Many experts argue that OECD’s Principles of Corporate Governance are not relevant to the issues faced by developing and emerging market economies. Cases such as Parmalat or Enron belong to the rich world, and their affairs to those of wealthy OECD countries. But if poor governance of corporations can ruinously affect a nation’s economic growth – in addition to the lives of millions of individuals – shouldn’t developing countries take notice?

Yes, says Governance Culture and Development, though with some caveats. After all, as this report from the OECD Development Centre points out, the strong growth sustained both in continental Europe after the war, and in certain countries during the “Asian Miracle” from the 1960s to the 1990s, was achieved despite corporate governance structures which would be deemed very poor by today's standards. Indeed, the Golden Age from 1945-1973 in France (known as the Trente Glorieuses), when the country experienced the highest sustained growth in its history, also bears witness to this, and the book examines the French experience in some depth.

The trouble is, most developing and emerging market economies have to deal with the demanding governance challenges of today’s global market, whether they are trying to catch up, or make a transition to more innovation-based growth. So, while up-to-date structures satisfy lawmakers and stakeholders in the OECD area, do they help or hinder growth elsewhere?
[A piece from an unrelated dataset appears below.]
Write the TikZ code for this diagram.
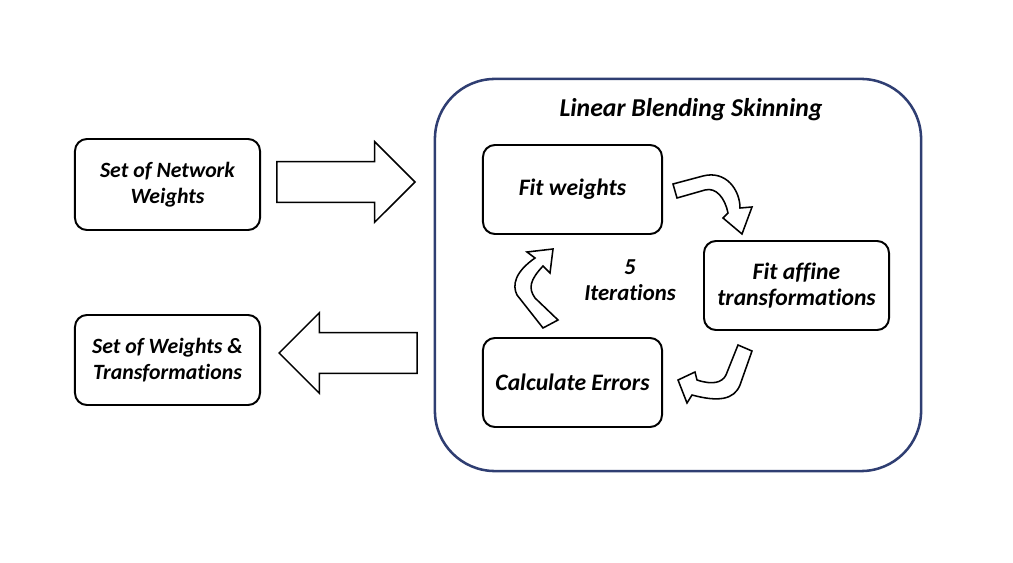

There is no easy answer to this question, says Governance Culture and Development, but it acknowledges that good corporate and public governance lifts a country’s long-term development. Those countries, like Korea and Singapore, that succeeded in spectacularly catching up with advanced economies like Japan and the US, had put in place systems that focused on public governance and general interest, rather than giving priority to a corporate focus, with potentially conflicting private interests. Developing countries could look more at these new examples, rather than focusing on the orthodox school of governance from the US and Britain, argues Governance Culture and Development. By shedding new light on different governance cultures, their logic, their dynamics and their potential traps, the report demonstrates that while fostering good governance counts, we must change the way we judge the quality of a country’s institutions of governance.